Data extract
** start **
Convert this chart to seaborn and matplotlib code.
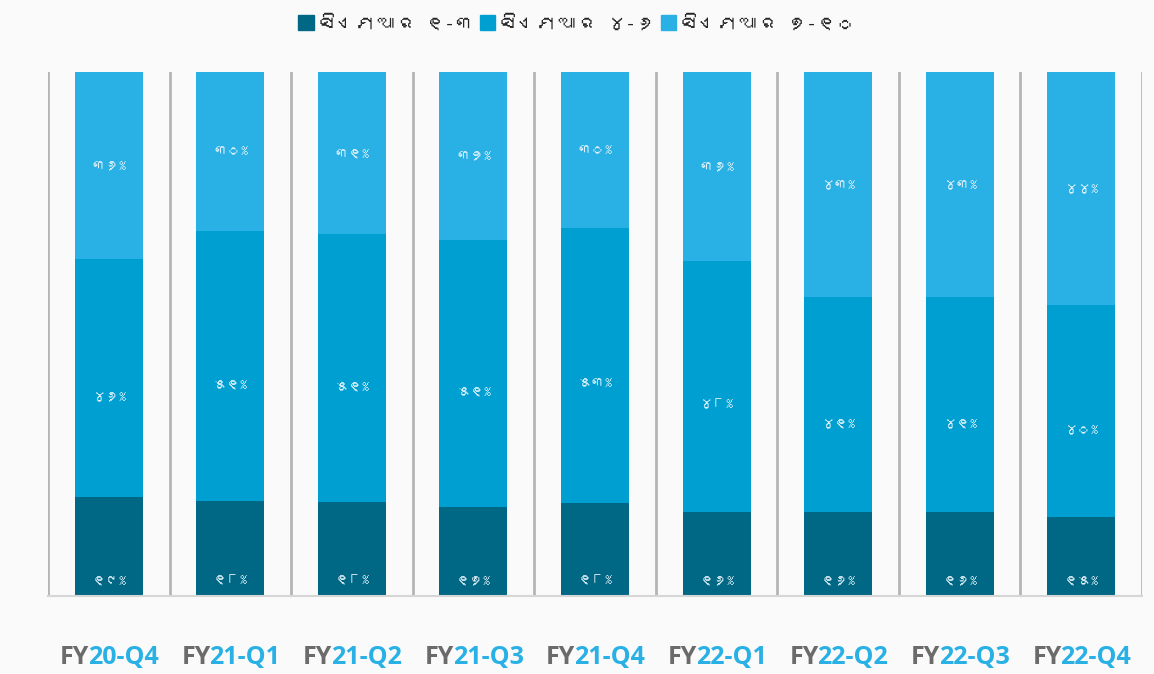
import numpy as np
import pandas as pd
import matplotlib
matplotlib.use('Agg')
import matplotlib.pyplot as plt
import seaborn as sns
from matplotlib import font_manager
from matplotlib.ft2font import FT2Font
from matplotlib.patches import Patch

# Data (percent of each quarter)
quarters = ['FY20-Q4', 'FY21-Q1', 'FY21-Q2', 'FY21-Q3', 'FY21-Q4',
            'FY22-Q1', 'FY22-Q2', 'FY22-Q3', 'FY22-Q4']
cmr_1_3 = [19, 18, 18, 17, 18, 16, 16, 16, 15]
cmr_4_6 = [46, 51, 51, 51, 53, 48, 41, 41, 40]
cmr_7_10 = [36, 30, 31, 32, 30, 36, 43, 43, 44]
series_names = ['ସିଏମଆର ୧-୩', 'ସିଏମଆର ୪-୬', 'ସିଏମଆର ୭-୧୦']
colors = ['#006885', '#009fd2', '#29b1e6']

# find a font that has Odia glyphs, if any is installed
odia_font = None
for f in font_manager.fontManager.ttflist:
    try:
        if 0x0B38 in FT2Font(f.fname).get_charmap():
            odia_font = f.name
            break
    except Exception:
        pass
fams = ([odia_font] if odia_font else []) + ['Noto Sans', 'DejaVu Sans']

sns.set_style('white')
plt.rcParams['font.family'] = fams

odia_digits = '୦୧୨୩୪୫୬୭୮୯'
def to_odia(n):
    return ''.join(odia_digits[int(c)] for c in str(n)) + '%'

df = pd.DataFrame({'quarter': quarters, 'a': cmr_1_3, 'b': cmr_4_6, 'c': cmr_7_10})
total = df['a'] + df['b'] + df['c']
# 100% stacked chart
df['s1'] = df['a'] / total
df['s2'] = (df['a'] + df['b']) / total
df['s3'] = 1.0

fig = plt.figure(figsize=(11.54, 6.74), dpi=100, facecolor='#fafafa')
ax = fig.add_axes([0.0416, 0.1157, 0.948, 0.7775])
ax.set_facecolor('none')

for col, c in zip(['s3', 's2', 's1'], colors[::-1]):
    sns.barplot(data=df, x='quarter', y=col, color=c, width=0.56, saturation=1,
                linewidth=0, edgecolor='none', ax=ax, zorder=2)

ax.set_xlim(-0.5, len(quarters) - 0.5)
ax.set_ylim(0, 1)
for b in np.arange(-0.5, len(quarters), 1.0):
    ax.axvline(b, color='#b5b5b5', lw=2, zorder=1)
for s in ['top', 'right', 'left']:
    ax.spines[s].set_visible(False)
ax.spines['bottom'].set_color('#d6d6d6')
ax.spines['bottom'].set_linewidth(1.5)
ax.set_yticks([])
ax.set_xticks([])
ax.set_xlabel('')
ax.set_ylabel('')

lab_color = '#e4f3fa'
for i in range(len(quarters)):
    s1, s2 = df['s1'][i], df['s2'][i]
    ax.text(i, 0.03, to_odia(cmr_1_3[i]), ha='center', va='center', fontsize=10, color=lab_color, zorder=3)
    ax.text(i, (s1 + s2) / 2 - 0.035, to_odia(cmr_4_6[i]), ha='center', va='center', fontsize=10, color=lab_color, zorder=3)
    ax.text(i, (s2 + 1) / 2, to_odia(cmr_7_10[i]), ha='center', va='center', fontsize=10, color=lab_color, zorder=3)
    # two-coloured category label
    ax.annotate(quarters[i][:2], xy=(i, 0), xycoords=('data', 'axes fraction'),
                xytext=(-14, -44), textcoords='offset points', ha='right', va='center',
                fontsize=18, fontweight='bold', color='#6b6b6b', family='Open Sans')
    ax.annotate(quarters[i][2:], xy=(i, 0), xycoords=('data', 'axes fraction'),
                xytext=(-15, -44), textcoords='offset points', ha='left', va='center',
                fontsize=18, fontweight='bold', color='#29b1e6', family='Open Sans')

handles = [Patch(color=c, label=n) for c, n in zip(colors, series_names)]
fig.legend(handles=handles, loc='upper center', bbox_to_anchor=(0.5, 1.005), ncol=3,
           frameon=False, fontsize=14, handlelength=0.8, handleheight=0.8,
           handletextpad=0.2, columnspacing=0.3)

fig.savefig('out.png', dpi=100, facecolor=fig.get_facecolor())
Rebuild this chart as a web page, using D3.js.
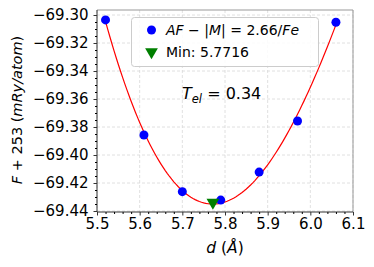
** end **
Task directions
Extract the lines exactly, please: the first line of the listing, the line with "linewidth=0, edgecolor='none', ax=ax, zorder=2)", and every line between them, but no pictures.

Result for this exercise
Convert this chart to seaborn and matplotlib code.
import numpy as np
import pandas as pd
import matplotlib
matplotlib.use('Agg')
import matplotlib.pyplot as plt
import seaborn as sns
from matplotlib import font_manager
from matplotlib.ft2font import FT2Font
from matplotlib.patches import Patch

# Data (percent of each quarter)
quarters = ['FY20-Q4', 'FY21-Q1', 'FY21-Q2', 'FY21-Q3', 'FY21-Q4',
            'FY22-Q1', 'FY22-Q2', 'FY22-Q3', 'FY22-Q4']
cmr_1_3 = [19, 18, 18, 17, 18, 16, 16, 16, 15]
cmr_4_6 = [46, 51, 51, 51, 53, 48, 41, 41, 40]
cmr_7_10 = [36, 30, 31, 32, 30, 36, 43, 43, 44]
series_names = ['ସିଏମଆର ୧-୩', 'ସିଏମଆର ୪-୬', 'ସିଏମଆର ୭-୧୦']
colors = ['#006885', '#009fd2', '#29b1e6']

# find a font that has Odia glyphs, if any is installed
odia_font = None
for f in font_manager.fontManager.ttflist:
    try:
        if 0x0B38 in FT2Font(f.fname).get_charmap():
            odia_font = f.name
            break
    except Exception:
        pass
fams = ([odia_font] if odia_font else []) + ['Noto Sans', 'DejaVu Sans']

sns.set_style('white')
plt.rcParams['font.family'] = fams

odia_digits = '୦୧୨୩୪୫୬୭୮୯'
def to_odia(n):
    return ''.join(odia_digits[int(c)] for c in str(n)) + '%'

df = pd.DataFrame({'quarter': quarters, 'a': cmr_1_3, 'b': cmr_4_6, 'c': cmr_7_10})
total = df['a'] + df['b'] + df['c']
# 100% stacked chart
df['s1'] = df['a'] / total
df['s2'] = (df['a'] + df['b']) / total
df['s3'] = 1.0

fig = plt.figure(figsize=(11.54, 6.74), dpi=100, facecolor='#fafafa')
ax = fig.add_axes([0.0416, 0.1157, 0.948, 0.7775])
ax.set_facecolor('none')

for col, c in zip(['s3', 's2', 's1'], colors[::-1]):
    sns.barplot(data=df, x='quarter', y=col, color=c, width=0.56, saturation=1,
                linewidth=0, edgecolor='none', ax=ax, zorder=2)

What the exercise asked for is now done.